England had earlier posted 258 all out after being asked to bat first. Liam Dawson top-scored with a fluent half-century and Joe Root ground out a fifty of his own, but the innings never found a top gear. Wickets fell in clusters through the middle overs, and a total that once promised to nudge 300 settled for something well short of it. Adil Rashid, so often England’s trump card in home ODIs, went wicketless for 34 as India’s left-handers used their feet intelligently.
Gill Leads From the Front
The chase was built on the captain’s bat. Gill stroked a commanding 80 before retiring hurt, an innings full of the silken timing that has defined his rise, and his exit briefly gave England hope of prising the door open. Instead, Axar and Sundar slammed it shut. Sundar’s unbeaten 52 was a study in calm, and by the time the winning runs came, the margin looked almost comfortable.
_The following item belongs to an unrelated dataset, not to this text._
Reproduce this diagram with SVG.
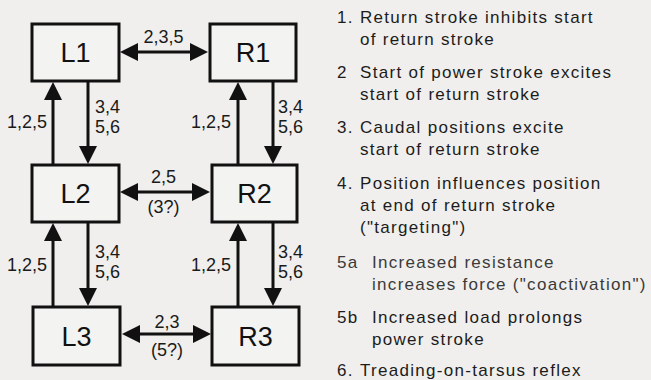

For Gill, the victory carried significance beyond the scorecard. India had endured a difficult few weeks on British soil, and questions about the team’s white-ball direction had grown louder with each setback. One emphatic ODI win does not answer them all, but it changes the tone heading into the second match on July 16 and the finale on July 19.
A Golden Fortnight for Indian Cricket
The result also caps a remarkable stretch for Indian cricket in England. Barely a week ago, India's women crushed England by 270 runs in a historic first Test at Lord's, and the men’s side has now added a statement win of its own at one of English cricket’s great venues. Two Indian teams, two marquee English grounds, two comprehensive victories.
There is a broader backdrop, too. With cricket returning to the Olympic programme at Los Angeles 2028, every major bilateral series doubles as a long audition, and the depth India showed at Edgbaston, where the sixth and seventh batters finished a tricky chase without alarm, is exactly what selectors will want to bottle for the T20 format the Olympics will use.
What Comes Next
England, for their part, have selection puzzles to solve quickly. The middle overs remain a problem with both bat and ball, and the absence of a genuine spin threat beyond Rashid was exposed ruthlessly. A must-win second ODI now awaits, and the hosts will need considerably more than the 258 they mustered here.
For India, the formula is simpler: more of the same. Gill’s fitness will be monitored after his retirement hurt, but the platform is set. After weeks of hard lessons in the UK, India finally look like a side that remembers how to win, and the timing, with a series there for the taking, could hardly be better.